Data to use
—————
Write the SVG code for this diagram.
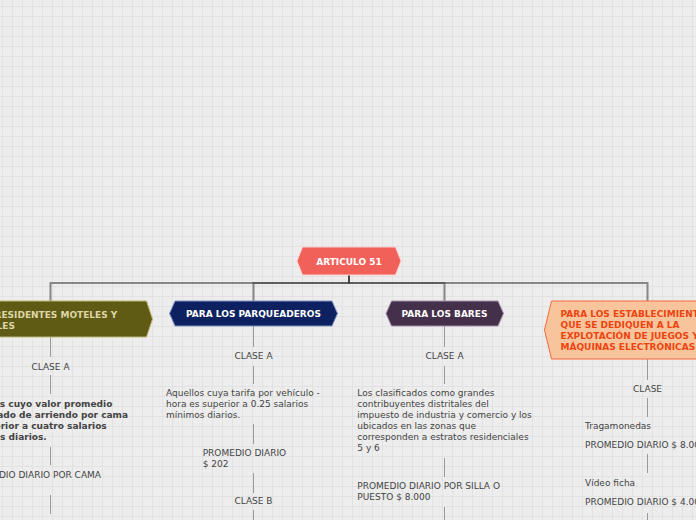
—————
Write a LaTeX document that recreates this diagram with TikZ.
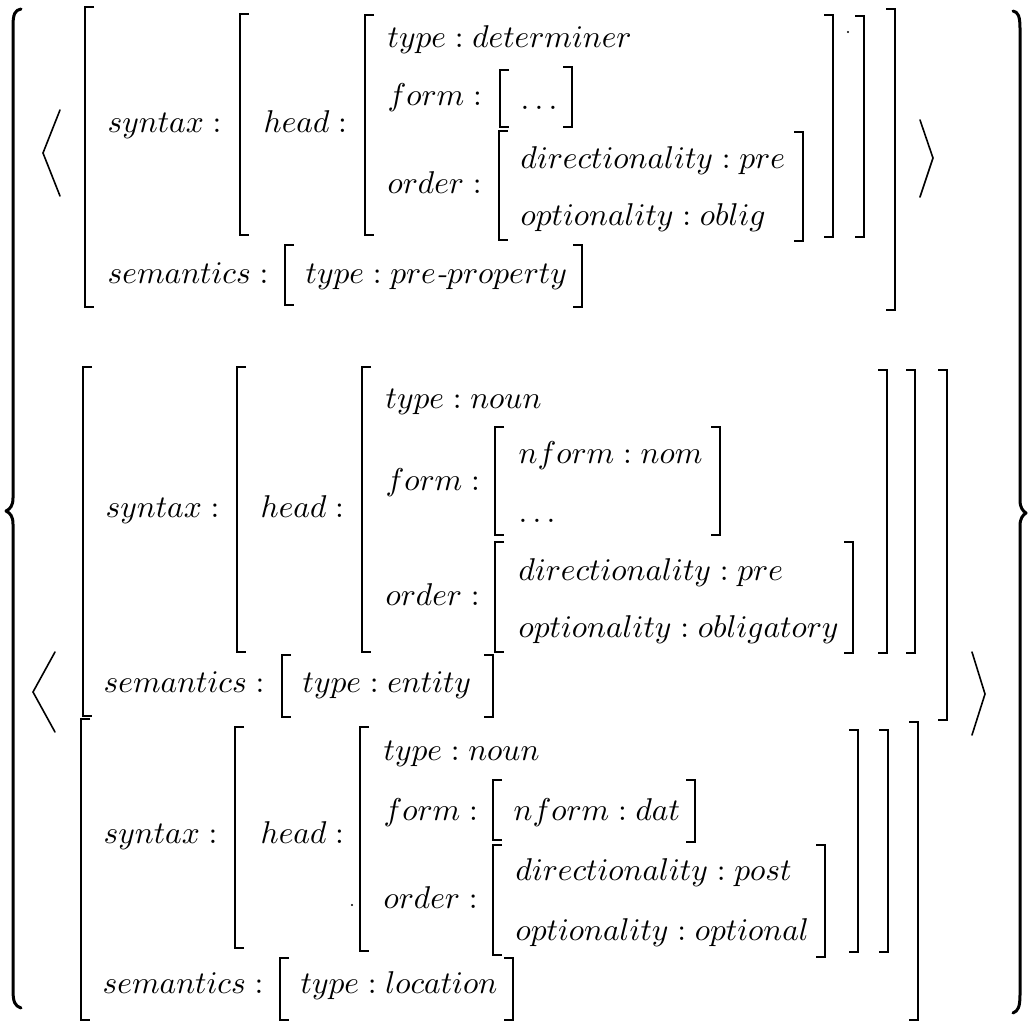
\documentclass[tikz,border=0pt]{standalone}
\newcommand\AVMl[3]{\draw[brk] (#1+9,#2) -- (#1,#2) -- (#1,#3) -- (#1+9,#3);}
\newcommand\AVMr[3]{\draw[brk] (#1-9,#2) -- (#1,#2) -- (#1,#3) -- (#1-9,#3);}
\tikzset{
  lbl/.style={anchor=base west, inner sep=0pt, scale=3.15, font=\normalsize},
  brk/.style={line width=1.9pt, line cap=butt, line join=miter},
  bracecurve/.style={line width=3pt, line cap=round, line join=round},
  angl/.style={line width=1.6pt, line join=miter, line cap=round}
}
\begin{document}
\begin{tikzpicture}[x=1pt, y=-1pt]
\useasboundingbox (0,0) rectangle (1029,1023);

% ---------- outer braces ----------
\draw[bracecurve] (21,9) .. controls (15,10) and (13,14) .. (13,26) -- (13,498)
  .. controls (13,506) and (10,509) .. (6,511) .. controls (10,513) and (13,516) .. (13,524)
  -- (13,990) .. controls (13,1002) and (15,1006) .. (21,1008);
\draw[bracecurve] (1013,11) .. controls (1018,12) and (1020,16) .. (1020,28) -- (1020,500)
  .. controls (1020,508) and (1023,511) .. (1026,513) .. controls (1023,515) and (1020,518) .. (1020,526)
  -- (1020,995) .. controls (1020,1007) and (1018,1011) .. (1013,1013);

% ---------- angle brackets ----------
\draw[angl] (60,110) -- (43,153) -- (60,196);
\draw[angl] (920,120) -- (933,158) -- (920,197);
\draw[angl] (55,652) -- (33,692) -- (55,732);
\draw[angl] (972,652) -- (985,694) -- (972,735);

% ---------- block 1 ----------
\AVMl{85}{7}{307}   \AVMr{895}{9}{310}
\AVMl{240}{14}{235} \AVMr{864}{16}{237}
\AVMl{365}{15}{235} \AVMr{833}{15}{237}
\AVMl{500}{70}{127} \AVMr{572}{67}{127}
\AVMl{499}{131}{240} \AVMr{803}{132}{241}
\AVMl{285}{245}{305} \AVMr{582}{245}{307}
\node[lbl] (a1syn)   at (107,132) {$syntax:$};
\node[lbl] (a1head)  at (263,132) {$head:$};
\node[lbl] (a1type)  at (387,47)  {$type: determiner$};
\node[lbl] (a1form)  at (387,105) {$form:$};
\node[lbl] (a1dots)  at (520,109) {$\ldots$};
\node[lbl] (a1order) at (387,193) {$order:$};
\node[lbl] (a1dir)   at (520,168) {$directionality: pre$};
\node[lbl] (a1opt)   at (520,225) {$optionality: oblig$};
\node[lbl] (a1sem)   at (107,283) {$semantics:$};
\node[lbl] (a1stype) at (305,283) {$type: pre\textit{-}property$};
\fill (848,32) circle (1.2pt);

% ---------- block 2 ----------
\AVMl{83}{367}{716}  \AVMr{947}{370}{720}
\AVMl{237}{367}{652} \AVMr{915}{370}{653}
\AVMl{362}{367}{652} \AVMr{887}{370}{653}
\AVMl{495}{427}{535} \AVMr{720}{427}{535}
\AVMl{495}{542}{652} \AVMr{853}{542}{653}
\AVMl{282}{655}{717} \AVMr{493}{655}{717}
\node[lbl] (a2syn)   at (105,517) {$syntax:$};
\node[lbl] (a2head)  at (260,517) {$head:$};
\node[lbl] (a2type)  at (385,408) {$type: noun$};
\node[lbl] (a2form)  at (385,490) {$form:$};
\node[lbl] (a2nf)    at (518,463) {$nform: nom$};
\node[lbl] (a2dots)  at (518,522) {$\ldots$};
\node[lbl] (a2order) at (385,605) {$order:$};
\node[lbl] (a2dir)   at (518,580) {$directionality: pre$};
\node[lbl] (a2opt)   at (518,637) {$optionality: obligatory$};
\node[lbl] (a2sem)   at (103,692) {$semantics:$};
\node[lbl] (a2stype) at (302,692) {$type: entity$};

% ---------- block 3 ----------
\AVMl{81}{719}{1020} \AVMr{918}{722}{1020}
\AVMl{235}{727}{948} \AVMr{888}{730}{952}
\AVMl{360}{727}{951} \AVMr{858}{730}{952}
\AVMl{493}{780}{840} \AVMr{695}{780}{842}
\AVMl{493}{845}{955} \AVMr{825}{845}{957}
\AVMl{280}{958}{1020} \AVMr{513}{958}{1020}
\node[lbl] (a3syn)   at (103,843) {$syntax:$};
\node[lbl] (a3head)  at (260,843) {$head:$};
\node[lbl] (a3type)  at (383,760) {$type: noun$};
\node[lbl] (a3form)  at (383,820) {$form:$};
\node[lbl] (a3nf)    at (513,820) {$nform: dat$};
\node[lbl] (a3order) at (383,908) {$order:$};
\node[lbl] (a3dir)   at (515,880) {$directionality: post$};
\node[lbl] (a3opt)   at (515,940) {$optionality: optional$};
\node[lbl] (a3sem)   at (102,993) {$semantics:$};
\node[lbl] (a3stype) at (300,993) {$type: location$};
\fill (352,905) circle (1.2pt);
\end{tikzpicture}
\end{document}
—————
Objective
Scan the material and collect every line that contains "Write".

Reply
Write the SVG code for this diagram.
Write a LaTeX document that recreates this diagram with TikZ.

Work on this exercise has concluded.